HOMME, RUTH FRANCKEN
Le siège-sculpture Homme dépasse - tout en les mêlant - les concepts d’objet fonctionnel et de sculpture.
La partie siège directement moulée sur le corps d’un ami dans une matière synthétique et industrielle pose d’emblée la question de la relation entre l’artisanat et le produit manufacturé.
Par ailleurs, cette silhouette masculine sans tête ni visage - quasiment sans personnalité - fait du corps masculin un produit de masse fonctionnel dont on dispose à l’envi. Or, c’est justement le point de vue qui est souvent adopté dans les publicités sexistes à l’égard des femmes de l’époque et que l’artiste entend ainsi dénoncer. Le début des années 60 se caractérise en effet par de nombreux mouvements solidaires où l’on prône l’égalité, la lutte contre le racisme… et où l’on rêve d’une démocratie plus démocratique. Côté contestation, cette critique du système se révèle entre autres par un regain du féminisme qui appelle à la construction de nouveaux rapports sociaux entre les sexes et un droit des femmes de pouvoir avoir le contrôle de son corps, notamment à travers l’avortement et la contraception.
Dans les domaines des arts et du design, la plasticité du plastique permet l’émergence - notamment - d’objets anthropomorphiques qui présentent autant une diversité formelle qu’une technique révélatrice de la variété des intentions de leurs créateurs, comme un pied de nez à la standardisation… de l’image du corps.
La galerie Éric et Xiane Germain, située rue Guénégaud à Paris, a été un lieu d’accueil et de soutien pour les jeunes créateurs dans les années 1970-
Un des exemplaires de cette première édition a été destiné au roi du Maroc. Un autre au couturier Hubert de Givenchy. En 1985, une réédition par la galerie bruxelloise X + est décidée. L’édition initialement prévue en 300 exemplaires, en blanc et noir numérotés et signés, ne sera jamais réalisée dans son intégralité suite à un désaccord entre l’artiste et la galerie. Seul trente exemplaires semblent avoir été édités.
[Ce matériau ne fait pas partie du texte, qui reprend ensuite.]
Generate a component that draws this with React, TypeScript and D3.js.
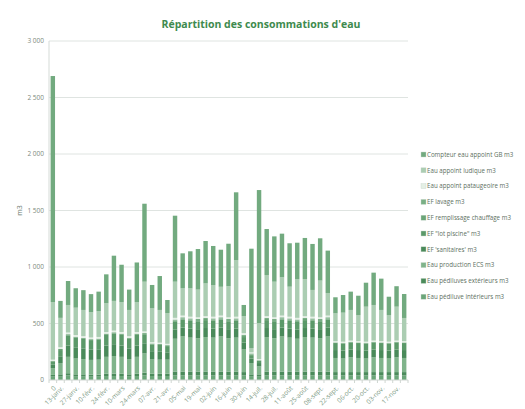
import * as d3 from "d3";
import { useEffect, useRef } from "react";

// week labels (first bar has no date: "0")
const categories = [
  "0", "13-janv.", "20-janv.", "27-janv.", "03-févr.", "10-févr.", "17-févr.", "24-févr.",
  "03-mars", "10-mars", "17-mars", "24-mars", "31-mars", "07-avr.", "14-avr.", "21-avr.",
  "28-avr.", "05-mai", "12-mai", "19-mai", "26-mai", "02-juin", "09-juin", "16-juin",
  "23-juin", "30-juin", "07-juil.", "14-juil.", "21-juil.", "28-juil.", "04-août", "11-août",
  "18-août", "25-août", "01-sept.", "08-sept.", "15-sept.", "22-sept.", "29-sept.", "06-oct.",
  "13-oct.", "20-oct.", "27-oct.", "03-nov.", "10-nov.", "17-nov.", "24-nov."
];

// series, bottom of the stack first
const pediluveInterieurs = [30,30,40,30,30,30,30,35,35,35,30,35,40,35,35,35, 40,40,40,40,40,40,40,40,40, 40,30,30, 40,40,40,40,40,40,40,40,40, 40,40,40,40,40,40,40,40,40,40];
const pediluvesExterieurs = [15,20,20,20,20,18,18,20,22,20,20,20,25,20,20,20, 35,35,35,35,35,35,35,35,35, 30,20,20, 35,35,35,35,35,35,35,35,35, 30,30,30,30,30,30,30,30,30,30];
const productionECS = [60,100,145,140,135,130,132,150,155,150,135,150,170,130,125,125, 290,310,300,295,305,300,310,295,300, 200,100,70, 305,295,310,300,290,305,300,295,310, 125,120,130,125,120,130,125,120,130,125];
const efSanitaires = [30,60,100,95,95,90,92,100,105,100,95,100,90,70,70,65, 80,80,80,80,80,80,80,80,80, 60,40,30, 80,80,80,80,80,80,80,80,80, 70,70,70,70,70,70,70,70,70,70];
const efLotPiscine = [30,55,90,90,85,85,86,95,95,95,85,95,80,60,60,55, 70,70,70,70,70,70,70,70,70, 50,30,20, 70,70,70,70,70,70,70,70,70, 62,62,62,62,62,62,62,62,62,62];
const efRemplissage = [5,10,10,8,8,8,8,10,10,10,8,10,10,8,8,8, 10,10,10,10,10,10,10,10,10, 10,5,5, 10,10,10,10,10,10,10,10,10, 5,5,5,5,5,5,5,5,5,5];
const efLavage = [0,0,0,0,0,0,0,0,0,0,0,0,0,0,0,0, 10,10,10,10,10,10,10,10,10, 10,10,0, 10,10,10,10,10,10,10,10,10, 0,0,0,0,0,0,0,0,0,0];
const appointPataugeoire = [10,15,15,15,15,15,15,15,15,15,15,15,15,12,12,12, 15,15,15,15,15,15,15,15,15, 15,10,10, 15,15,15,15,15,15,15,15,15, 12,12,12,12,12,12,12,12,12,12];
const appointLudique = [510,260,244,242,232,224,229,255,263,265,232,265,440,299,290,273, 320,241,251,245,290,280,255,275,502, 150,38,319, 364,315,339,266,341,328,237,325,200, 246,257,271,231,310,315,276,236,300,205];
const compteurGB = [2000,150,212,172,175,160,172,255,400,330,180,350,690,207,300,115, 584,310,328,359,375,346,328,376,599, 99,879,1177, 407,401,386,384,324,364,407,374,375, 142,156,162,171,212,286,277,162,181,212];

const seriesNames = [
  "Eau pédiluve intérieurs m3",
  "Eau pédiluves extérieurs m3",
  "Eau production ECS m3",
  "EF 'sanitaires' m3",
  "EF \"lot piscine\" m3",
  "EF remplissage chauffage m3",
  "EF lavage m3",
  "Eau appoint pataugeoire m3",
  "Eau appoint ludique m3",
  "Compteur eau appoint GB m3"
];
const seriesValues = [
  pediluveInterieurs, pediluvesExterieurs, productionECS, efSanitaires, efLotPiscine,
  efRemplissage, efLavage, appointPataugeoire, appointLudique, compteurGB
];
const colors = [
  "#6ba679", "#4b8b5b", "#80b48b", "#4a8a5a", "#5b9969",
  "#6aa577", "#79af85", "#e4efe5", "#abcdb2", "#72aa7f"
];

const yTicks = [0, 500, 1000, 1500, 2000, 2500, 3000];

function App({
  width = 525,
  height = 409,
  marginTop = 41,
  marginRight = 117,
  marginBottom = 29,
  marginLeft = 49
}) {
  const svgRef = useRef(null);

  useEffect(() => {
    const svg = d3.select(svgRef.current);
    svg.selectAll("*").remove();

    const rows = categories.map((c, i) => {
      const r = { cat: c };
      seriesNames.forEach((n, k) => { r[n] = seriesValues[k][i]; });
      return r;
    });
    const stacked = d3.stack().keys(seriesNames)(rows);

    const x = d3.scaleBand(categories, [marginLeft, width - marginRight]).paddingInner(0.42).paddingOuter(0.21);
    const y = d3.scaleLinear([0, 3000], [height - marginBottom, marginTop]);
    const fr = d3.formatLocale({ decimal: ",", thousands: "\u00a0", grouping: [3], currency: ["", " €"] });
    const fmt = fr.format(",.0f");

    // gridlines
    svg.append("g").selectAll("line").data(yTicks.slice(1)).join("line")
      .attr("x1", marginLeft).attr("x2", width - marginRight)
      .attr("y1", d => y(d)).attr("y2", d => y(d))
      .attr("stroke", "#dfe4e1").attr("stroke-width", 1);

    // y labels
    svg.append("g").selectAll("text").data(yTicks).join("text")
      .attr("x", marginLeft - 5).attr("y", d => y(d)).attr("dy", "0.35em")
      .attr("text-anchor", "end")
      .style("font-family", "'Open Sans', sans-serif").style("font-size", "6.5px")
      .attr("fill", "#7d8a80")
      .text(d => fmt(d));

    // bars
    svg.append("g").selectAll("g").data(stacked).join("g")
      .attr("fill", (d, i) => colors[i])
      .selectAll("rect").data(d => d).join("rect")
      .attr("x", d => x(d.data.cat))
      .attr("y", d => y(d[1]))
      .attr("width", x.bandwidth())
      .attr("height", d => y(d[0]) - y(d[1]));

    // axes lines
    svg.append("line")
      .attr("x1", marginLeft).attr("x2", marginLeft)
      .attr("y1", marginTop).attr("y2", height - marginBottom)
      .attr("stroke", "#d5dbd7");
    svg.append("line")
      .attr("x1", marginLeft).attr("x2", width - marginRight)
      .attr("y1", y(0)).attr("y2", y(0))
      .attr("stroke", "#cfd6d1");

    // category ticks at band boundaries
    const step = x.step();
    const x0 = x.range()[0];
    svg.append("g").selectAll("line").data(d3.range(categories.length + 1)).join("line")
      .attr("x1", i => x0 + i * step).attr("x2", i => x0 + i * step)
      .attr("y1", y(0)).attr("y2", y(0) + 3)
      .attr("stroke", "#cfd6d1");

    // category labels, one out of two
    svg.append("g").selectAll("text")
      .data(categories.filter((c, i) => i === 0 || i % 2 === 1))
      .join("text")
      .attr("transform", d => `translate(${x(d) + x.bandwidth() / 2 + 2},${y(0) + 7}) rotate(-45)`)
      .attr("text-anchor", "end")
      .attr("dy", "0.35em")
      .style("font-family", "'Open Sans', sans-serif").style("font-size", "6.5px")
      .attr("fill", "#7d9a84")
      .text(d => d);

    // y title
    svg.append("text")
      .attr("transform", `translate(22,${(marginTop + height - marginBottom) / 2}) rotate(-90)`)
      .attr("text-anchor", "middle")
      .style("font-family", "'Open Sans', sans-serif").style("font-size", "7px")
      .attr("fill", "#6e7d72")
      .text("m3");

    // title
    svg.append("text")
      .attr("x", 261).attr("y", 28)
      .attr("text-anchor", "middle")
      .style("font-family", "'Open Sans', sans-serif").style("font-size", "10.5px").style("font-weight", "bold")
      .attr("fill", "#3e8a4e")
      .text("Répartition des consommations d'eau");

    // legend (top of stack first)
    const legendItems = seriesNames.map((n, i) => ({ name: n, color: colors[i] })).reverse();
    const lg = svg.append("g").selectAll("g").data(legendItems).join("g")
      .attr("transform", (d, i) => `translate(421,${155 + i * 15.8})`);
    lg.append("rect")
      .attr("x", 0).attr("y", -3).attr("width", 5).attr("height", 5)
      .attr("fill", d => d.color).attr("stroke", "#c9d6cc").attr("stroke-width", 0.4);
    lg.append("text")
      .attr("x", 6).attr("y", 0).attr("dy", "0.3em")
      .style("font-family", "'Open Sans', sans-serif").style("font-size", "6.2px")
      .attr("fill", "#5d6f61")
      .text(d => d.name);
  }, []);

  return (
    <svg ref={svgRef} width={width} height={height}
      style={{ position: "absolute", left: 0, top: 0, background: "#fff" }} />
  );
}

export default App;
Née à Prague au sein d’une famille de confession juive, Ruth Francken [1924-2006] suit les siens en exil pour se rendre d’abord à Vienne [1924-1937], puis à Paris [1937-1939] avant de se rendre en Angleterre lors de l’entrée en guerre de la France. C’est à oxford qu’elle fait la rencontre du peintre Arthur Segal dont elle suit les cours quelques mois. Elle emmigre rapidement aux Etats-unis et vit à New-York [1940-1950] où elle obtient la nationalité américaine pour, en 1952, revenir d’installer à Paris. Cette première partie de sa vie est donc marquée par le déracinnement, l’errance ainsi qu’une frustration vis-à-vis de la peinture. A Paris, son travail s’associe à l’art informel, mais son insatisfaction à l’égard du modèle de l’expressionnisme abstrait et de ses propres peintures l’amènent à abandonner ce médium en 1964. Lors d’un séjour à Berlin, après avoir obtenu une bourse, elle s’initie à la sculpture en y associant un caractère indistriel par l’emploi du métal, créant ainsi des oeuvres à la frontière entre peinture et sculpture. Son travail de 1967 au début des années 1970 est ainsi marqué par une obsession de la technologie qu’elle développe dans sa série de reliefs photo-métalliques et de collages. L’incorporation d’objets industriels dans sa pratique l’associe à des artistes pop, malgré son désir d’échapper à toute catégorisation; son intérêt premier pour le langage industriel se trouvant dans sa relation conflictuelle à l’art. C’est ainsi qu’en 1971, elle en arrive à réaliser le siège-sculpture homme qui dépasse - tout en les mêlant - les concepts d’objet fonctionnel et de sculpture.